--- DATASET ---

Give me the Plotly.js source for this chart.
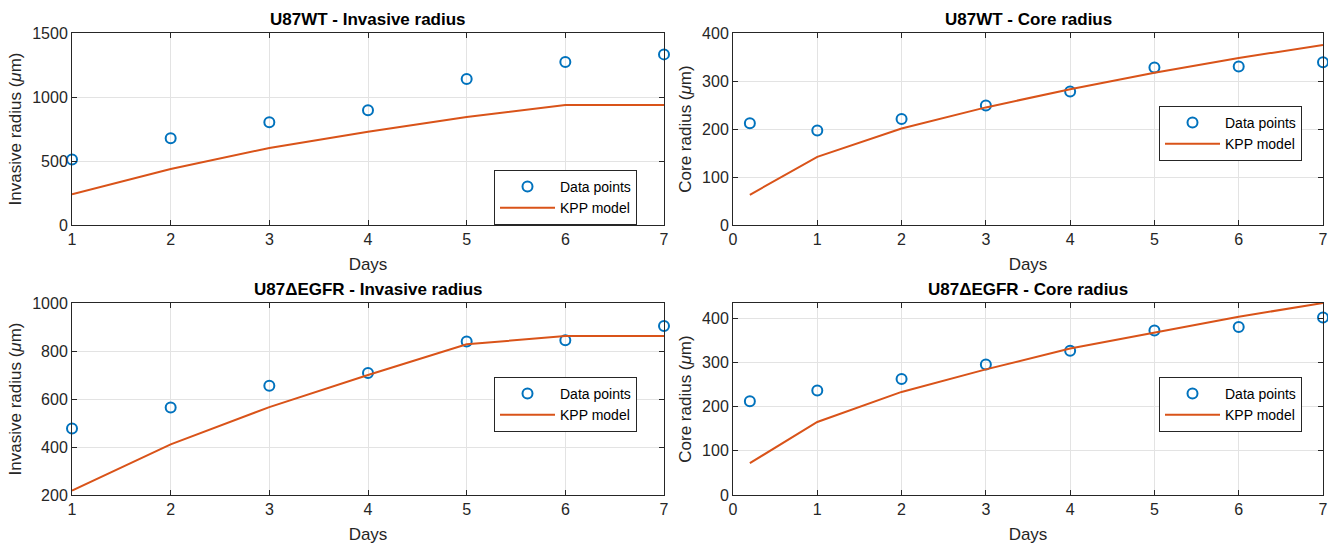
<!DOCTYPE html>
<html><head><meta charset="utf-8">
<script src="https://cdn.plot.ly/plotly-3.0.1.min.js"></script>
<style>html,body{margin:0;padding:0;background:#fff}#p{width:1328px;height:547px}</style>
</head><body><div id="p"></div>
<script>
const daysA = [1, 2, 3, 4, 5, 6, 7];
const daysB = [0.2, 1, 2, 3, 4, 5, 6, 7];

const wtInvData  = [512, 677, 802, 896, 1141, 1273, 1333];
const wtInvModel = [240, 437, 602, 729, 844, 938, 938];
const wtCoreData  = [212, 197, 221, 249, 278, 328, 330, 339];
const wtCoreModel = [63, 142, 201, 245, 283, 317, 348, 375];
const egInvData  = [477, 565, 655, 708, 840, 845, 904];
const egInvModel = [218, 411, 566, 700, 828, 862, 862];
const egCoreData  = [212, 236, 262, 295, 326, 372, 380, 401];
const egCoreModel = [72, 165, 233, 284, 331, 367, 403, 434];

const titles = ['U87WT - Invasive radius', 'U87WT - Core radius', 'U87\u0394EGFR - Invasive radius', 'U87\u0394EGFR - Core radius'];

const blue = '#0072BD', orange = '#D95319';
const fontFam = 'Liberation Sans, Arial, Helvetica, sans-serif';

function pair(x, d, m, idx) {
  const sfx = idx === 1 ? '' : String(idx);
  const leg = idx === 1 ? 'legend' : 'legend' + idx;
  return [
    {x: x, y: d, type: 'scatter', mode: 'markers', name: 'Data points', xaxis: 'x' + sfx, yaxis: 'y' + sfx, legend: leg,
     marker: {symbol: 'circle-open', size: 10, color: blue, line: {width: 2, color: blue}}, cliponaxis: false},
    {x: x, y: m, type: 'scatter', mode: 'lines', name: 'KPP model', xaxis: 'x' + sfx, yaxis: 'y' + sfx, legend: leg,
     line: {color: orange, width: 2}}
  ];
}

const data = [].concat(
  pair(daysA, wtInvData, wtInvModel, 1),
  pair(daysB, wtCoreData, wtCoreModel, 2),
  pair(daysA, egInvData, egInvModel, 3),
  pair(daysB, egCoreData, egCoreModel, 4)
);

const W = 1328, H = 547;
const xL = [72 / W, 664 / W], xR = [733 / W, 1323 / W];
const yT = [1 - 225 / H, 1 - 33 / H], yB = [1 - 495 / H, 1 - 303 / H];

function xax(dom, range, anchor) {
  return {domain: dom, range: range, anchor: anchor, dtick: 1, showgrid: true, gridcolor: '#e3e3e3',
    zeroline: false, showline: true, linecolor: '#262626', linewidth: 1, mirror: 'ticks',
    ticks: 'inside', ticklen: 5, tickcolor: '#262626',
    tickfont: {family: fontFam, size: 16, color: '#262626'},
    title: {text: 'Days', font: {family: fontFam, size: 17, color: '#262626'}, standoff: 10}};
}
function yax(dom, range, dtick, anchor, t) {
  return {domain: dom, range: range, anchor: anchor, dtick: dtick, showgrid: true, gridcolor: '#e3e3e3',
    zeroline: false, showline: true, linecolor: '#262626', linewidth: 1, mirror: 'ticks',
    ticks: 'inside', ticklen: 5, tickcolor: '#262626',
    tickfont: {family: fontFam, size: 16, color: '#262626'},
    title: {text: t, font: {family: fontFam, size: 17, color: '#262626'}, standoff: 6}};
}
function legend(xr, yt) {
  return {x: xr, y: yt, xanchor: 'right', yanchor: 'top', bgcolor: '#fff', bordercolor: '#262626', borderwidth: 1,
    font: {family: fontFam, size: 14, color: '#000'}, tracegroupgap: 0, itemwidth: 55};
}

const invT = 'Invasive radius (<i>\u03bc</i>m)';
const coreT = 'Core radius (<i>\u03bc</i>m)';

const layout = {
  width: W, height: H, margin: {l: 0, r: 0, t: 0, b: 0}, paper_bgcolor: '#fff', plot_bgcolor: '#fff',
  xaxis: xax(xL, [1, 7], 'y'), yaxis: yax(yT, [0, 1500], 500, 'x', invT),
  xaxis2: xax(xR, [0, 7], 'y2'), yaxis2: yax(yT, [0, 400], 100, 'x2', coreT),
  xaxis3: xax(xL, [1, 7], 'y3'), yaxis3: yax(yB, [200, 1000], 200, 'x3', invT),
  xaxis4: xax(xR, [0, 7], 'y4'), yaxis4: yax(yB, [0, 434], 100, 'x4', coreT),
  legend: legend(637 / W, 1 - 170 / H),
  legend2: legend(1302 / W, 1 - 106 / H),
  legend3: legend(637 / W, 1 - 377 / H),
  legend4: legend(1302 / W, 1 - 377 / H),
  annotations: [
    {text: '<b>' + titles[0] + '</b>', x: (xL[0] + xL[1]) / 2, y: yT[1]},
    {text: '<b>' + titles[1] + '</b>', x: (xR[0] + xR[1]) / 2, y: yT[1]},
    {text: '<b>' + titles[2] + '</b>', x: (xL[0] + xL[1]) / 2, y: yB[1]},
    {text: '<b>' + titles[3] + '</b>', x: (xR[0] + xR[1]) / 2, y: yB[1]}
  ].map(a => Object.assign(a, {xref: 'paper', yref: 'paper', xanchor: 'center', yanchor: 'bottom', showarrow: false, yshift: 2,
     font: {family: fontFam, size: 17, color: '#000'}})),
  showlegend: true
};

Plotly.newPlot('p', data, layout, {displayModeBar: false, staticPlot: true});
</script></body></html>
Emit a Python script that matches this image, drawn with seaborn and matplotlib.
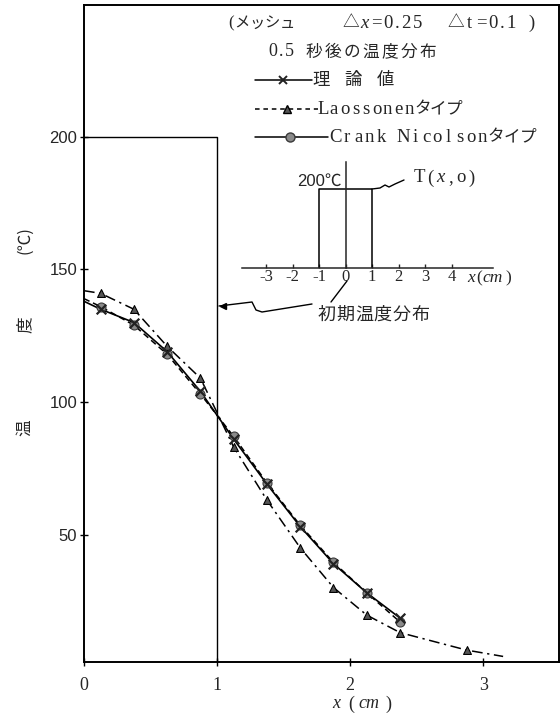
import matplotlib
matplotlib.use("Agg")
import matplotlib.pyplot as plt
import seaborn as sns
import pandas as pd
from matplotlib.lines import Line2D

# ---------------- data ----------------
x_nodes = [0.125, 0.375, 0.625, 0.875, 1.125, 1.375, 1.625, 1.875, 2.125, 2.375]
theory_T = [135, 130, 119, 104, 86, 69, 53, 39, 28, 18.5]
cn_T = [136, 129, 118, 103, 87, 69.5, 53.5, 39.5, 28, 17]
laas_x = [0.125, 0.375, 0.625, 0.875, 1.125, 1.375, 1.625, 1.875, 2.125, 2.375, 2.875]
laas_T = [141, 135, 121, 109, 83, 63, 45, 30, 19.6, 13, 6.4]
theory_start_T = 138
cn_start_T = 139
laas_start_T = 142
laas_end_x = 3.15
laas_end_T = 4
init_x = [0, 1, 1]
init_T = [200, 200, 0]
inset_x = [-1, -1, 1, 1]
inset_T = [0, 200, 200, 0]
inset_ticks = [-3, -2, -1, 0, 1, 2, 3, 4]
y_ticks = [50, 100, 150, 200]
x_ticks = [0, 1, 2, 3]

sns.set_style("ticks")
plt.rcParams["font.family"] = ["Liberation Serif", "Noto Sans CJK JP", "DejaVu Sans"]
plt.rcParams["mathtext.fontset"] = "stix"

W, H = 560, 716
fig = plt.figure(figsize=(W / 100, H / 100), dpi=100)


def fx(px):
    return px / W


def fy(py):
    return 1 - py / H


SERIF = ["Liberation Serif", "Noto Sans CJK JP", "DejaVu Sans"]
JP = ["Noto Sans CJK JP", "DejaVu Sans"]
SANS = ["Liberation Sans", "Noto Sans CJK JP", "DejaVu Sans"]


def is_wide(ch):
    return ord(ch) >= 0x2000


def spaced(x, y, s, adv, wide_adv, size, italic="", wide_size=None):
    """Place text glyph by glyph with fixed advances (typewriter-like setting)."""
    cx = x
    for ch in s:
        wide = is_wide(ch)
        a = wide_adv if wide else (adv * 0.6 if ch in ".,()" else adv)
        if ch not in (" ", "\u3000"):
            fig.text(fx(cx + a / 2), fy(y), ch,
                     fontfamily=JP if wide else SERIF,
                     fontsize=(wide_size or size) if wide else size,
                     style="italic" if ch in italic else "normal",
                     ha="center", va="center")
        cx += a


# ---------------- main axes ----------------
ax = fig.add_axes([fx(84), fy(662), (559 - 84) / W, (662 - 5) / H])

df_init = pd.DataFrame({"x": init_x, "T": init_T})
sns.lineplot(data=df_init, x="x", y="T", ax=ax, color="k", lw=1.0, sort=False,
             estimator=None)

df_th = pd.DataFrame({"x": [0] + x_nodes, "T": [theory_start_T] + theory_T})
sns.lineplot(data=df_th, x="x", y="T", ax=ax, color="k", lw=1.2, sort=False,
             estimator=None)

df_cn = pd.DataFrame({"x": [0] + x_nodes, "T": [cn_start_T] + cn_T})
sns.lineplot(data=df_cn, x="x", y="T", ax=ax, color="k", lw=1.1, sort=False,
             estimator=None, linestyle=(0, (4, 2.5)))

df_la = pd.DataFrame({"x": [0] + laas_x + [laas_end_x],
                      "T": [laas_start_T] + laas_T + [laas_end_T]})
sns.lineplot(data=df_la, x="x", y="T", ax=ax, color="k", lw=1.1, sort=False,
             estimator=None, linestyle=(0, (7, 3, 1.5, 3)))

sns.scatterplot(x=x_nodes, y=cn_T, ax=ax, marker="o", s=42, color="#8a8a8a",
                edgecolor="#3a3a3a", linewidth=0.8, zorder=5)
sns.scatterplot(x=x_nodes, y=theory_T, ax=ax, marker="x", s=48, color="#222222",
                linewidth=1.6, zorder=6)
sns.scatterplot(x=laas_x, y=laas_T, ax=ax, marker="^", s=32, color="#555555",
                edgecolor="k", linewidth=0.8, zorder=5)

ax.set_xlim(0, 3.57)
ax.set_ylim(1.9, 249.8)
ax.set_xticks(x_ticks)
ax.set_yticks(y_ticks)
ax.set_xticklabels([str(v) for v in x_ticks], fontfamily=SERIF, fontsize=13)
ax.set_yticklabels([str(v) for v in y_ticks], fontfamily=SANS, fontsize=12)
ax.tick_params(axis="both", direction="inout", length=6, width=1.0, color="k")
ax.tick_params(axis="x", pad=8)
ax.tick_params(axis="y", pad=2)
ax.set_xlabel("")
ax.set_ylabel("")
for sp in ax.spines.values():
    sp.set_visible(True)
    sp.set_linewidth(1.4)
    sp.set_color("k")

# axis titles
fig.text(fx(336), fy(704), "x", fontfamily=SERIF, style="italic", fontsize=13,
         ha="center", va="center")
fig.text(fx(351), fy(704), "(", fontfamily=SERIF, fontsize=13,
         ha="center", va="center")
fig.text(fx(369), fy(704), "cm", fontfamily=SERIF, style="italic", fontsize=13,
         ha="center", va="center")
fig.text(fx(388), fy(704), ")", fontfamily=SERIF, fontsize=13,
         ha="center", va="center")
fig.text(fx(25), fy(428), "温", fontfamily=JP, fontsize=12, rotation=90,
         ha="center", va="center")
fig.text(fx(25), fy(325), "度", fontfamily=JP, fontsize=12, rotation=90,
         ha="center", va="center")
fig.text(fx(25), fy(240), "(℃)", fontfamily=JP, fontsize=12, rotation=90,
         ha="center", va="center")

# ---------------- legend block ----------------
spaced(228, 23, "(メッシュ", 11, 15, 12, wide_size=11)
spaced(343, 23, "△x=0.25", 11.5, 16, 13.5, italic="x", wide_size=12)
spaced(448, 23, "△t=0.1", 11.5, 16, 13.5, wide_size=12)
spaced(528, 23, ")", 12, 16, 13.5)
spaced(268, 52, "0.5 秒後の温度分布", 10, 19, 13, wide_size=12)

rows = [
    (80, 255, 312, "-", "x", 283),
    (109, 255, 318, (0, (3, 2.5)), "^", 287),
    (137, 255, 328, "-", "o", 290),
]
for y, x0, x1, ls, mk, xm in rows:
    fig.add_artist(Line2D([fx(x0), fx(x1)], [fy(y), fy(y)], color="k", lw=1.1,
                          linestyle=ls, transform=fig.transFigure))
    if mk == "x":
        fig.add_artist(Line2D([fx(xm)], [fy(y)], marker="x", markersize=6,
                              mew=1.4, color="#222222", transform=fig.transFigure))
    elif mk == "^":
        fig.add_artist(Line2D([fx(xm)], [fy(y)], marker="^", markersize=6,
                              mfc="#555555", mec="k", transform=fig.transFigure))
    else:
        fig.add_artist(Line2D([fx(xm)], [fy(y)], marker="o", markersize=6.5,
                              mfc="#8a8a8a", mec="#3a3a3a", transform=fig.transFigure))
spaced(313, 80, "理　論　値", 10, 16, 13, wide_size=12.5)
spaced(318, 109, "Laossonenタイプ", 10.7, 16, 13.5, wide_size=12)
spaced(330, 137, "Crank Nicolsonタイプ", 11.3, 16, 13.5, wide_size=12)

# ---------------- inset: initial temperature distribution ----------------
axi = fig.add_axes([fx(242), fy(268), (493 - 242) / W, (268 - 162) / H])
axi.patch.set_visible(False)
sns.lineplot(x=inset_x, y=inset_T, ax=axi, color="k", lw=1.1, sort=False,
             estimator=None)
axi.set_xlim(-3.906, 5.566)
axi.set_ylim(0, 268)
axi.spines["top"].set_visible(False)
axi.spines["right"].set_visible(False)
axi.spines["left"].set_position(("data", 0))
axi.spines["left"].set_linewidth(1.1)
axi.spines["bottom"].set_linewidth(1.1)
axi.set_yticks([])
axi.set_xticks(inset_ticks)
axi.set_xticklabels(["-3", "-2", "-1", "0", "1", "2", "3", "4"],
                    fontfamily=SERIF, fontsize=12)
axi.tick_params(axis="x", direction="in", length=3, width=1, pad=1)
axi.set_xlabel("")
axi.set_ylabel("")
fig.text(fx(471), fy(278), "x", fontfamily=SERIF, style="italic", fontsize=12.5,
         ha="center", va="center")
fig.text(fx(479), fy(278), "(", fontfamily=SERIF, fontsize=12.5,
         ha="center", va="center")
fig.text(fx(493), fy(278), "cm", fontfamily=SERIF, style="italic", fontsize=12.5,
         ha="center", va="center")
fig.text(fx(508), fy(278), ")", fontfamily=SERIF, fontsize=12.5,
         ha="center", va="center")
axi.text(-0.15, 218, "200℃", fontfamily=SANS, fontsize=12, ha="right",
         va="center")
spaced(413, 178, "T(x,o)", 13, 16, 13.5, italic="x")

# leader lines
wave = [(372, 189), (380, 188), (385, 185), (389, 187), (395, 184), (404, 180)]
fig.add_artist(Line2D([fx(p[0]) for p in wave], [fy(p[1]) for p in wave],
                      color="k", lw=1.0, transform=fig.transFigure))
zig = [(219, 306), (252, 302), (256, 310), (262, 312), (312, 304)]
fig.add_artist(Line2D([fx(p[0]) for p in zig], [fy(p[1]) for p in zig],
                      color="k", lw=1.0, transform=fig.transFigure))
fig.add_artist(Line2D([fx(223)], [fy(305.5)], marker="<", markersize=5,
                      color="k", transform=fig.transFigure))
fig.add_artist(Line2D([fx(331), fx(347)], [fy(302), fy(281)], color="k", lw=1.0,
                      transform=fig.transFigure))
spaced(317, 315, "初期温度分布", 10, 18.8, 13, wide_size=13)

fig.savefig("out.png", dpi=100)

---

— PROBLEM DETAILS —
Copy only the part of the records that runs from the first line to the line with "const fontFam = 'Liberation", ends included, leaving pictures out.

— TASK SOLUTION —
Give me the Plotly.js source for this chart.
<!DOCTYPE html>
<html><head><meta charset="utf-8">
<script src="https://cdn.plot.ly/plotly-3.0.1.min.js"></script>
<style>html,body{margin:0;padding:0;background:#fff}#p{width:1328px;height:547px}</style>
</head><body><div id="p"></div>
<script>
const daysA = [1, 2, 3, 4, 5, 6, 7];
const daysB = [0.2, 1, 2, 3, 4, 5, 6, 7];

const wtInvData  = [512, 677, 802, 896, 1141, 1273, 1333];
const wtInvModel = [240, 437, 602, 729, 844, 938, 938];
const wtCoreData  = [212, 197, 221, 249, 278, 328, 330, 339];
const wtCoreModel = [63, 142, 201, 245, 283, 317, 348, 375];
const egInvData  = [477, 565, 655, 708, 840, 845, 904];
const egInvModel = [218, 411, 566, 700, 828, 862, 862];
const egCoreData  = [212, 236, 262, 295, 326, 372, 380, 401];
const egCoreModel = [72, 165, 233, 284, 331, 367, 403, 434];

const titles = ['U87WT - Invasive radius', 'U87WT - Core radius', 'U87\u0394EGFR - Invasive radius', 'U87\u0394EGFR - Core radius'];

const blue = '#0072BD', orange = '#D95319';
const fontFam = 'Liberation Sans, Arial, Helvetica, sans-serif';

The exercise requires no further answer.